> _Stated goal_:
Please write out the lines of the data exactly, beginning with the first and ending with the line containing "import plotly.graph_objects as go"; leave the pictures behind.

%%

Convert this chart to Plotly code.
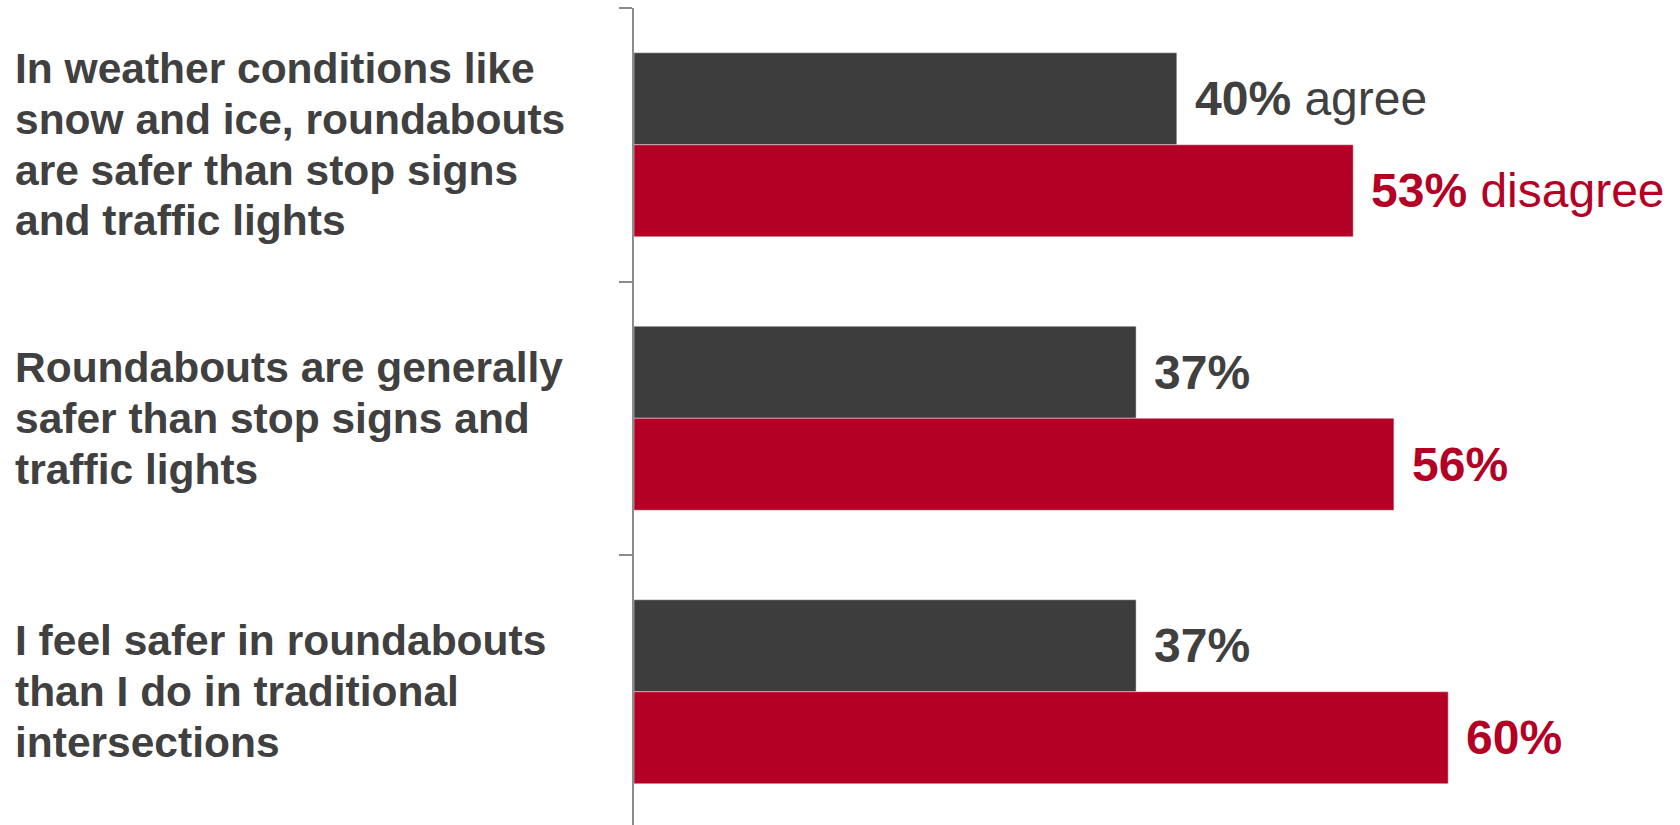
import plotly.graph_objects as go

# Survey statements (top to bottom), one list of lines per statement
statements = [
    ["In weather conditions like", "snow and ice, roundabouts",
     "are safer than stop signs", "and traffic lights"],
    ["Roundabouts are generally", "safer than stop signs and",
     "traffic lights"],
    ["I feel safer in roundabouts", "than I do in traditional",
     "intersections"],
]
# Response shares in percent
agree = [40, 37, 37]
disagree = [53, 56, 60]
agree_suffix = [" agree", "", ""]
disagree_suffix = [" disagree", "", ""]

DARK = "#3d3d3d"
RED = "#b40024"
TEXT = "#404040"
FONT = "Liberation Sans, Arial, sans-serif"

W, H = 1680, 825
L_MARGIN, T_MARGIN = 634, 8
PX_PER_PCT = 13.57
BAND_PX = 273.5
LINE_PX = 50.8

positions = list(range(len(statements)))
x_max = (W - L_MARGIN) / PX_PER_PCT
y_bottom = -0.5 + (H - T_MARGIN) / BAND_PX

fig = go.Figure()
fig.add_trace(go.Bar(y=positions, x=agree, orientation="h", marker_color=DARK,
                     name="agree", hoverinfo="skip"))
fig.add_trace(go.Bar(y=positions, x=disagree, orientation="h", marker_color=RED,
                     name="disagree", hoverinfo="skip"))

bar_w = (1 - 0.327) / 2
line_step = LINE_PX / BAND_PX
annotations = []
for i, lines in enumerate(statements):
    n = len(lines)
    for k, line in enumerate(lines):
        annotations.append(dict(
            x=-(L_MARGIN - 13) / (W - L_MARGIN), xref="paper", xanchor="left",
            y=i + (k - (n - 1) / 2) * line_step, yref="y", yanchor="middle",
            align="left", showarrow=False, text=f"<b>{line}</b>",
            font=dict(family=FONT, size=42.5, color=TEXT),
        ))
    annotations.append(dict(
        x=agree[i], xref="x", xanchor="left", xshift=16,
        y=i - bar_w / 2, yref="y", yanchor="middle", showarrow=False,
        text=f"<b>{agree[i]}%</b>{agree_suffix[i]}",
        font=dict(family=FONT, size=48, color=TEXT),
    ))
    annotations.append(dict(
        x=disagree[i], xref="x", xanchor="left", xshift=16,
        y=i + bar_w / 2, yref="y", yanchor="middle", showarrow=False,
        text=f"<b>{disagree[i]}%</b>{disagree_suffix[i]}",
        font=dict(family=FONT, size=48, color=RED),
    ))

fig.update_layout(
    width=W, height=H,
    margin=dict(l=L_MARGIN, r=0, t=T_MARGIN, b=0),
    paper_bgcolor="white", plot_bgcolor="white",
    barmode="group", bargap=0.327, bargroupgap=0,
    showlegend=False,
    annotations=annotations,
    xaxis=dict(range=[0, x_max], visible=False, showgrid=False, zeroline=False),
    yaxis=dict(range=[y_bottom, -0.5], tickvals=[-0.5, 0.5, 1.5],
               showticklabels=False, ticks="outside", ticklen=13,
               tickwidth=2, tickcolor="#8c8c8c", showline=True,
               linecolor="#8c8c8c", linewidth=2, showgrid=False,
               zeroline=False),
)

fig.write_html("out.html")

%%

> _Result below_:
Convert this chart to Plotly code.
import plotly.graph_objects as go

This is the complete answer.